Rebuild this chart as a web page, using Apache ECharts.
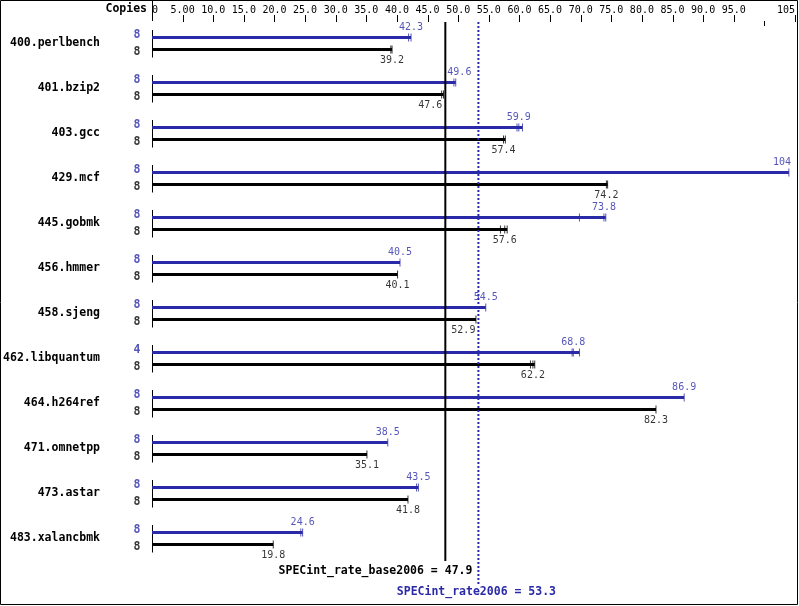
<!DOCTYPE html>
<html>
<head>
<meta charset="utf-8">
<script src="https://cdn.jsdelivr.net/npm/echarts@6/dist/echarts.min.js"></script>
<style>
html,body{margin:0;padding:0;background:#fff;}
#c{width:799px;height:606px;}
</style>
</head>
<body>
<div id="c"></div>
<script>
// ---- data ----
var benchmarks = ['400.perlbench','401.bzip2','403.gcc','429.mcf','445.gobmk','456.hmmer','458.sjeng','462.libquantum','464.h264ref','471.omnetpp','473.astar','483.xalancbmk'];
var peakValues = [42.3, 49.6, 59.9, 104, 73.8, 40.5, 54.5, 68.8, 86.9, 38.5, 43.5, 24.6];
var baseValues = [39.2, 47.6, 57.4, 74.2, 57.6, 40.1, 52.9, 62.2, 82.3, 35.1, 41.8, 19.8];
var peakCopies = [8, 8, 8, 8, 8, 8, 8, 4, 8, 8, 8, 8];
var baseCopies = [8, 8, 8, 8, 8, 8, 8, 8, 8, 8, 8, 8];
var peakRuns = [[41.9, 42.3], [49.3, 49.6], [59.6, 59.9, 60.5], [104], [69.8, 73.8, 74.1], [40.5], [54.5], [68.6, 68.8, 69.8], [86.9], [38.5], [43.2, 43.5], [24.3, 24.6]];
var baseRuns = [[39.0, 39.2], [47.3, 47.6], [57.4, 57.7], [74.2, 74.4], [56.9, 57.6, 58.0], [40.1], [52.9], [61.8, 62.2, 62.5], [82.3], [35.1], [41.8], [19.8]];
var tickValues = [0, 5, 10, 15, 20, 25, 30, 35, 40, 45, 50, 55, 60, 65, 70, 75, 80, 85, 90, 95, 105];
var tickLabels = ['0','5.00','10.0','15.0','20.0','25.0','30.0','35.0','40.0','45.0','50.0','55.0','60.0','65.0','70.0','75.0','80.0','85.0','90.0','95.0','105'];
var shortTickValue = 100;
var baseMetric = 47.9;
var peakMetric = 53.3;
var baseMetricLabel = 'SPECint_rate_base2006 = 47.9';
var peakMetricLabel = 'SPECint_rate2006 = 53.3';

var BLUE = '#2a2aa8';
var FONT = '"DejaVu Sans Mono", monospace';
var CHAR_W = 6.02;

function runPoints(runs) {
  var out = [];
  runs.forEach(function (r, i) { r.forEach(function (v) { out.push([v, i]); }); });
  return out;
}
// each bar reaches its farthest run; the label gives the reported (median) value
function barExtent(values, runs) {
  return values.map(function (v, i) { return Math.max.apply(null, [v].concat(runs[i])); });
}

var chart = echarts.init(document.getElementById('c'), null, {renderer: 'canvas'});
var option = {
  animation: false,
  backgroundColor: '#fff',
  grid: {left: 152, right: 4, top: 21, height: 540, containLabel: false},
  xAxis: {
    type: 'value', position: 'top', min: 0, max: 105, interval: 5,
    axisLine: {show: false},
    axisTick: {show: false},
    splitLine: {show: false},
    axisLabel: {
      margin: 6, color: '#000', fontFamily: FONT, fontSize: 10,
      customValues: tickValues,
      formatter: function (v) { var k = tickValues.indexOf(v); return k < 0 ? '' : tickLabels[k]; },
      alignMinLabel: 'left', alignMaxLabel: 'right'
    }
  },
  yAxis: {
    type: 'category', data: benchmarks, inverse: true,
    axisLine: {show: false}, axisTick: {show: false}, splitLine: {show: false},
    axisLabel: {margin: 52, color: '#000', fontFamily: FONT, fontSize: 11.5, fontWeight: 'bold'}
  },
  series: [
    {type: 'bar', name: 'peak', data: barExtent(peakValues, peakRuns), barWidth: 3, barGap: '300%', itemStyle: {color: BLUE}, silent: true},
    {type: 'bar', name: 'base', data: barExtent(baseValues, baseRuns), barWidth: 3, itemStyle: {color: '#000'}, silent: true},
    {type: 'scatter', data: runPoints(peakRuns), symbol: 'rect', symbolSize: [1, 8], symbolOffset: [0, -6], itemStyle: {color: BLUE}, silent: true},
    {type: 'scatter', data: runPoints(baseRuns), symbol: 'rect', symbolSize: [1, 8], symbolOffset: [0, 6], itemStyle: {color: '#000'}, silent: true},
    {type: 'scatter', data: peakCopies.map(function (c, i) { return [0, i, c]; }), symbolSize: 0, silent: true,
      label: {show: true, position: 'inside', offset: [-15, -8.5], color: BLUE, fontFamily: FONT, fontSize: 11.5, fontWeight: 'bold',
        formatter: function (p) { return String(p.value[2]); }}},
    {type: 'scatter', data: baseCopies.map(function (c, i) { return [0, i, c]; }), symbolSize: 0, silent: true,
      label: {show: true, position: 'inside', offset: [-15, 9], color: '#000', fontFamily: FONT, fontSize: 11.5, fontWeight: 'bold',
        formatter: function (p) { return String(p.value[2]); }}},
    {type: 'custom', data: benchmarks.map(function (b, i) { return [0, i]; }), silent: true,
      renderItem: function (params, api) {
        var p = api.coord([0, api.value(1)]);
        return {type: 'line', shape: {x1: p[0] + 0.5, y1: p[1] - 13.5, x2: p[0] + 0.5, y2: p[1] + 14}, style: {stroke: '#000', lineWidth: 1}};
      }}
  ]
};
chart.setOption(option);

var toX = function (v) { return chart.convertToPixel({xAxisIndex: 0}, v); };
var xb = toX(baseMetric);
var xp = toX(peakMetric);
var x0 = toX(0);
var xRight = toX(105);

// value labels: centred on the reported value, nudged off the reference lines and the frame
function labelItems(values, isBase) {
  return values.map(function (v, i) {
    var s = String(v);
    var w = s.length * CHAR_W;
    var cx = toX(v);
    var dx = 0;
    var lines = isBase ? [xb, xp] : [xb];
    lines.forEach(function (lx) {
      var l = cx + dx - w / 2, r = cx + dx + w / 2;
      if (lx > l - 1 && lx < r + 1) {
        if (isBase) dx = (lx - 3 - w / 2) - cx;
        else dx = (lx + 2 + w / 2) - cx;
      }
    });
    if (cx + dx + w / 2 > xRight - 4) dx = (xRight - 4 - w / 2) - cx;
    return {value: [v, i], label: {offset: [dx, isBase ? 17 : -16]}};
  });
}

var graphics = [
  {type: 'rect', shape: {x: 0.5, y: 0.5, width: 797, height: 604}, style: {fill: null, stroke: '#000', lineWidth: 1}, silent: true},
  {type: 'line', shape: {x1: Math.round(x0) + 0.5, y1: 0, x2: Math.round(x0) + 0.5, y2: 21}, style: {stroke: '#000', lineWidth: 1}, silent: true},
  {type: 'line', shape: {x1: Math.round(toX(shortTickValue)) + 0.5, y1: 21, x2: Math.round(toX(shortTickValue)) + 0.5, y2: 26}, style: {stroke: '#000', lineWidth: 1}, silent: true},
  {type: 'text', x: Math.round(x0) - 5, y: 9, style: {text: 'Copies', fill: '#000', font: 'bold 11.5px ' + FONT, textAlign: 'right', textVerticalAlign: 'middle'}, silent: true},
  {type: 'line', shape: {x1: xb, y1: 22, x2: xb, y2: 561}, style: {stroke: '#000', lineWidth: 2}, silent: true, z: 10},
  {type: 'line', shape: {x1: xp, y1: 22, x2: xp, y2: 584}, style: {stroke: BLUE, lineWidth: 2, lineDash: [2, 2]}, silent: true, z: 10},
  {type: 'text', x: xp - 6, y: 571, style: {text: baseMetricLabel, fill: '#000', font: 'bold 11.5px ' + FONT, textAlign: 'right', textVerticalAlign: 'middle'}, silent: true},
  {type: 'text', x: xp - 2, y: 592, style: {text: peakMetricLabel, fill: BLUE, font: 'bold 11.5px ' + FONT, textAlign: 'center', textVerticalAlign: 'middle'}, silent: true}
];
// top axis ticks (major ticks, skipping the 0 position which is the separator line)
tickValues.forEach(function (v) {
  if (v === 0) return;
  var tx = Math.round(toX(v)) + 0.5;
  graphics.push({type: 'line', shape: {x1: tx, y1: 15, x2: tx, y2: 22}, style: {stroke: '#000', lineWidth: 1}, silent: true});
});

chart.setOption({
  series: [
    {}, {}, {}, {}, {}, {}, {},
    {type: 'scatter', data: labelItems(peakValues, false), symbolSize: 0, silent: true,
      label: {show: true, position: 'inside', color: BLUE, fontFamily: FONT, fontSize: 10,
        formatter: function (p) { return String(p.value[0]); }}},
    {type: 'scatter', data: labelItems(baseValues, true), symbolSize: 0, silent: true,
      label: {show: true, position: 'inside', color: '#000', fontFamily: FONT, fontSize: 10,
        formatter: function (p) { return String(p.value[0]); }}}
  ],
  graphic: graphics
});
</script>
</body>
</html>
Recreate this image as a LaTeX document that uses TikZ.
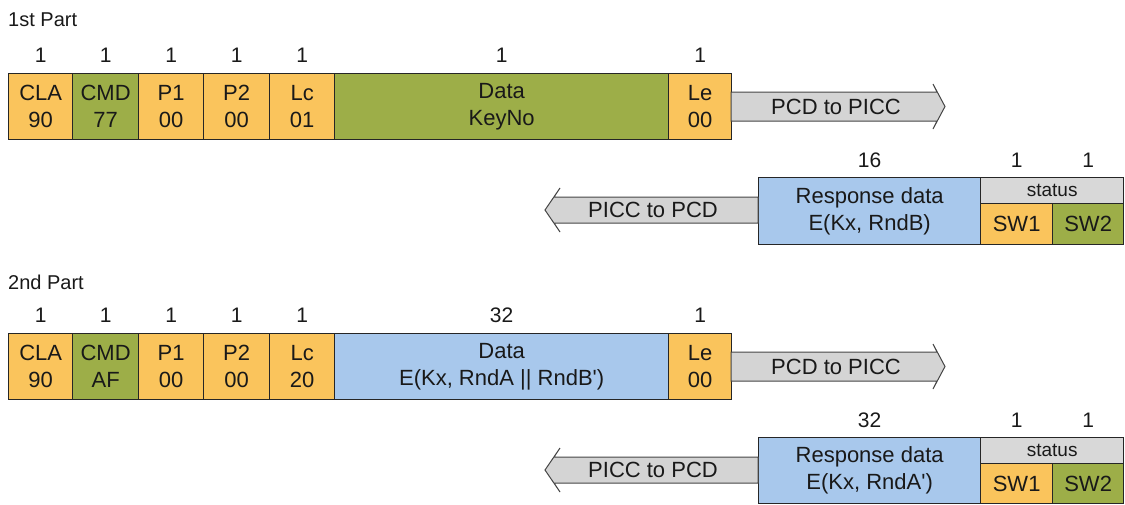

_____

**Direction:** Only lines with the word "document" should be collected from the material.

**Problem solution:**
var chart = echarts.init(document.getElementById('c'), null, {renderer: 'canvas'});
Recreate this image as a LaTeX document that uses TikZ.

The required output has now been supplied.